Perish the thought, of course. As the two men – so inseparable you wondered whether either was prepared to let the other out of his sight – toured the Ricardo hi-tech engineering plant in Shoreham yesterday, Clegg seemed the chattier, Cable the more subdued, preoccupied perhaps by his imminent Big Speech.

We searched, largely in vain, for a twitch of mutually hostile body language. Asked, twice, about Boris Johnson's mischief-making call in yesterday's Daily Telegraph for the Lib Dem leader to be preserved for the nation, Clegg preceded his game dismissal of the London Mayor's intervention by describing him as the "nation's greatest celebrity politician". Could this have been an ultra-subtle dig at Vince – Boris's main rival for this dubious title?

Who can tell? Certainly Cable yesterday eschewed overt Borisian self-aggrandisement at the expense of his leader. Instead, his speech showed distinct signs of Vince having it both ways. In the Government but not wholly of it. In particular, he indulged in a bout of only somewhat circumspect – and from the floor, well applauded – Tory-bashing.

His best and unscripted joke, "Not now, Ed", came as he seemed to reach for his mobile phone after an unrepentant reference to his SMS flirtation with the Labour leader. He regarded it as a "badge of honour" to have been the minister most Tory activists wanted removed. And to have seen off the "head-bangers who want a hire-and-fire culture and seem to find sacking people an aphrodisiac".

But it was in his forecast of a likely hung parliament after the next election that it was possible for conspiracy theorists to see a nascent problem for Clegg. Cable pointed to Labour's "reasonable" poll ratings while summarising everything that went wrong with Labour's 13 years in office.

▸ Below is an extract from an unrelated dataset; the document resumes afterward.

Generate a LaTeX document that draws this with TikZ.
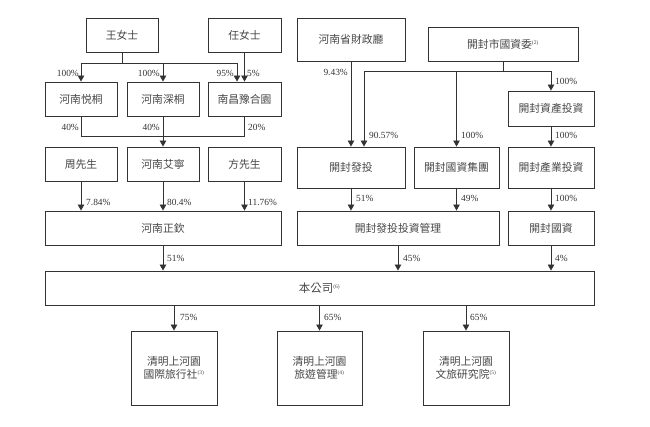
\documentclass[tikz,border=0pt]{standalone}
\usepackage{fontspec}
\setmainfont{Liberation Serif}
\newfontfamily\cjk{Noto Sans CJK TC}
\usetikzlibrary{arrows.meta}
\tikzset{
  box/.style={draw=black!80, line width=0.9pt, fill=white, inner sep=0pt, font=\cjk\fontsize{10.8}{12.5}\selectfont, text=black!72, align=center},
  arr/.style={draw=black!80, line width=0.9pt, -{Triangle[width=6.5pt,length=6pt]}},
  ln/.style={draw=black!80, line width=0.9pt},
  pw/.style={anchor=west, inner sep=0pt, font=\fontsize{9.4}{10}\selectfont, text=black!80},
  pe/.style={anchor=east, inner sep=0pt, font=\fontsize{9.4}{10}\selectfont, text=black!80},
}
\newcommand{\fn}[1]{\textsuperscript{\rmfamily\fontsize{5.5}{5.5}\selectfont(#1)}}
\begin{document}
\begin{tikzpicture}[x=1pt,y=-1pt]
\useasboundingbox (0,0) rectangle (650,427);
% boxes
\node[box, minimum width=72pt, minimum height=34pt] (wang) at (122,35) {王女士};
\node[box, minimum width=73pt, minimum height=34pt] (ren) at (244.5,35) {任女士};
\node[box, minimum width=72pt, minimum height=34pt] (yuetong) at (81,99) {河南悦桐};
\node[box, minimum width=72pt, minimum height=34pt] (shentong) at (163,99) {河南深桐};
\node[box, minimum width=73pt, minimum height=34pt] (nanchang) at (244.5,99) {南昌豫合園};
\node[box, minimum width=72pt, minimum height=34pt] (zhou) at (81,164) {周先生};
\node[box, minimum width=72pt, minimum height=34pt] (aining) at (163,164) {河南艾寧};
\node[box, minimum width=73pt, minimum height=34pt] (fang) at (244.5,164) {方先生};
\node[box, minimum width=236pt, minimum height=34pt] (zhengqin) at (163,228) {河南正欽};
\node[box, minimum width=108pt, minimum height=43pt] (caizheng) at (351,39.5) {河南省財政廳};
\node[box, minimum width=150pt, minimum height=34pt] (guozi) at (503,44) {開封市國資委\fn{2}};
\node[box, minimum width=86pt, minimum height=35pt] (zichan) at (551,108.5) {開封資產投資};
\node[box, minimum width=108pt, minimum height=41pt] (fatou) at (351,167.5) {開封發投};
\node[box, minimum width=85pt, minimum height=41pt] (jituan) at (456.5,167.5) {開封國資集團};
\node[box, minimum width=86pt, minimum height=41pt] (chanye) at (551,167.5) {開封產業投資};
\node[box, minimum width=202pt, minimum height=34pt] (guanli) at (398,228) {開封發投投資管理};
\node[box, minimum width=86pt, minimum height=34pt] (kfguozi) at (551,228) {開封國資};
\node[box, minimum width=549pt, minimum height=34pt, font=\cjk\fontsize{11.5}{13}\selectfont] (company) at (319.5,288) {本公司\fn{6}};
\node[box, minimum width=86pt, minimum height=74pt] (sub1) at (174,368) {清明上河園\\國際旅行社\fn{3}};
\node[box, minimum width=85pt, minimum height=74pt] (sub2) at (319.5,368) {清明上河園\\旅遊管理\fn{4}};
\node[box, minimum width=86pt, minimum height=74pt] (sub3) at (466,368) {清明上河園\\文旅研究院\fn{5}};
% junction coordinates
\coordinate (bar1) at (122,63);
\coordinate (bar2) at (163,136);
\coordinate (bar3) at (503,71);
% left top
\draw[ln] (wang.south) -- (wang.south|-bar1);
\draw[arr] (wang.south|-bar1) -| (yuetong.north);
\draw[arr] (shentong.north|-bar1) -- (shentong.north);
\draw[arr] (wang.south|-bar1) -| ([xshift=-7.5pt]nanchang.north);
\draw[arr] (ren.south) -- (nanchang.north);
% row 2 to aining
\draw[ln] (yuetong.south) -- (yuetong.south|-bar2) -- (nanchang.south|-bar2) -- (nanchang.south);
\draw[arr] (shentong.south) -- (aining.north);
% row 3 to zhengqin
\draw[arr] (zhou.south) -- (zhou.south|-zhengqin.north);
\draw[arr] (aining.south) -- (zhengqin.north);
\draw[arr] (fang.south) -- (fang.south|-zhengqin.north);
\draw[arr] (zhengqin.south) -- (company.north-|zhengqin.south);
% right top
\draw[arr] (caizheng.south) -- (fatou.north);
\draw[ln] (guozi.south) -- (bar3);
\draw[arr] (bar3) -| ([xshift=13pt]fatou.north);
\draw[arr] (jituan.north|-bar3) -- (jituan.north);
\draw[arr] (bar3) -| (zichan.north);
\draw[arr] (zichan.south) -- (chanye.north);
% right middle
\draw[arr] (fatou.south) -- (fatou.south|-guanli.north);
\draw[arr] (jituan.south) -- (jituan.south|-guanli.north);
\draw[arr] (chanye.south) -- (kfguozi.north);
\draw[arr] (guanli.south) -- (company.north-|guanli.south);
\draw[arr] (kfguozi.south) -- (company.north-|kfguozi.south);
% subsidiaries
\draw[arr] (company.south-|sub1.north) -- (sub1.north);
\draw[arr] (company.south-|sub2.north) -- (sub2.north);
\draw[arr] (company.south-|sub3.north) -- (sub3.north);
% labels
\node[pe] (l1) at (79,73) {100\%};
\node[pe] (l2) at (160,73) {100\%};
\node[pe] (l3) at (234,73) {95\%};
\node[pw] (l4) at (247,73) {5\%};
\node[pe] (l5) at (79,127) {40\%};
\node[pe] (l6) at (160,127) {40\%};
\node[pw] (l7) at (248,127) {20\%};
\node[pw] (l8) at (86,202) {7.84\%};
\node[pw] (l9) at (167,202) {80.4\%};
\node[pw] (l10) at (248,202) {11.76\%};
\node[pw] (l11) at (167,258) {51\%};
\node[pe] (l12) at (348,72) {9.43\%};
\node[pw] (l13) at (369,135) {90.57\%};
\node[pw] (l14) at (461,135) {100\%};
\node[pw] (l15) at (555,81) {100\%};
\node[pw] (l16) at (555,135) {100\%};
\node[pw] (l17) at (356,198) {51\%};
\node[pw] (l18) at (461,198) {49\%};
\node[pw] (l19) at (555,198) {100\%};
\node[pw] (l20) at (403,258) {45\%};
\node[pw] (l21) at (555,258) {4\%};
\node[pw] (l22) at (180,317) {75\%};
\node[pw] (l23) at (324,317) {65\%};
\node[pw] (l24) at (470,317) {65\%};
\end{tikzpicture}
\end{document}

Cable added that Labour had "scarcely begun the long march" back from its demise. You had a sense that it was a long march he wouldn't mind putting his boots on for when the moment came. And the unspoken corollary might have just been that Labour would find him a more congenial partner than Clegg. After all, had Boris, shamelessly stirring the pot as only Boris can, not written that morning that Clegg was "probably a natural Tory"?